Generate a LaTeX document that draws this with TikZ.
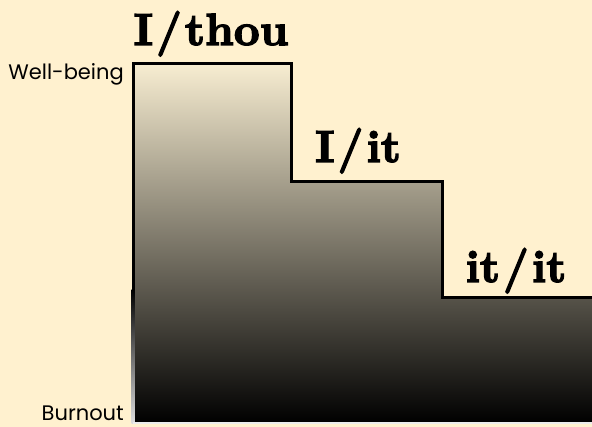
\documentclass[tikz,border=0pt]{standalone}
\usepackage{fontspec}
\setsansfont{Poppins}
\newfontfamily\heavyfont{lmroman10-bold.otf}[FakeBold=3]
\usetikzlibrary{positioning}

\definecolor{bgcream}{HTML}{FFF1CF}
\definecolor{stairtop}{HTML}{F7EDD1}

\begin{document}
\begin{tikzpicture}[x=1pt,y=-1pt,
    stairline/.style={line width=3pt, black, line join=miter},
    levellabel/.style={font=\heavyfont\fontsize{45}{45}\selectfont, anchor=base, inner sep=0pt},
    axislabel/.style={font=\sffamily\fontsize{21}{21}\selectfont, anchor=base east, inner sep=0pt}]
  % ── Canvas ──
  \fill[bgcream] (0,0) rectangle (592,427);
  \useasboundingbox (0,0) rectangle (592,427);

  % ── Staircase corners ──
  \coordinate (wb) at (133,64);
  \coordinate (s1) at (291,64);
  \coordinate (s1b) at (291,182);
  \coordinate (s2) at (442,182);
  \coordinate (s2b) at (442,298);
  \coordinate (edge) at (595,298);
  \coordinate (br) at (595,423);
  \coordinate (bl) at (133,423);

  % ── Gradient body ──
  \shade[top color=stairtop, bottom color=black]
    (bl) -- (wb) -- (s1) -- (s1b) -- (s2) -- (s2b) -- (edge) -- (br) -- cycle;

  % ── Outline ──
  \draw[stairline] (wb) -- (s1) -- (s1b) -- (s2) -- (s2b) -- (edge);
  \fill[black] (131.5,62.5) rectangle (134.5,290);
  \shade[top color=black, bottom color=gray!25]
    (131.5,290) rectangle (134.5,424);
  \draw[line width=2pt, gray!15] (bl) -- (br);

  % ── Level labels ──
  \node[levellabel] (thou) at (211,45) {I\kern3pt/\kern3pt thou};
  \node[levellabel] (iit) at (358,162) {I\kern3pt/\kern3pt it};
  \node[levellabel] (itit) at (516,282) {it\kern3pt/\kern3pt it};

  % ── Axis labels ──
  \node[axislabel] (wellbeing) at (124,80) {Well-being};
  \node[axislabel] (burnout) at (124,421) {Burnout};
\end{tikzpicture}
\end{document}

=-=-=-=-=

**Problem requirements**. Repeat only the lines from the beginning of the material through the line containing "(bl) at (133,423);", both ends kept, leaving pictures out.

**Result**.
Generate a LaTeX document that draws this with TikZ.
\documentclass[tikz,border=0pt]{standalone}
\usepackage{fontspec}
\setsansfont{Poppins}
\newfontfamily\heavyfont{lmroman10-bold.otf}[FakeBold=3]
\usetikzlibrary{positioning}

\definecolor{bgcream}{HTML}{FFF1CF}
\definecolor{stairtop}{HTML}{F7EDD1}

\begin{document}
\begin{tikzpicture}[x=1pt,y=-1pt,
    stairline/.style={line width=3pt, black, line join=miter},
    levellabel/.style={font=\heavyfont\fontsize{45}{45}\selectfont, anchor=base, inner sep=0pt},
    axislabel/.style={font=\sffamily\fontsize{21}{21}\selectfont, anchor=base east, inner sep=0pt}]
  % ── Canvas ──
  \fill[bgcream] (0,0) rectangle (592,427);
  \useasboundingbox (0,0) rectangle (592,427);

  % ── Staircase corners ──
  \coordinate (wb) at (133,64);
  \coordinate (s1) at (291,64);
  \coordinate (s1b) at (291,182);
  \coordinate (s2) at (442,182);
  \coordinate (s2b) at (442,298);
  \coordinate (edge) at (595,298);
  \coordinate (br) at (595,423);
  \coordinate (bl) at (133,423);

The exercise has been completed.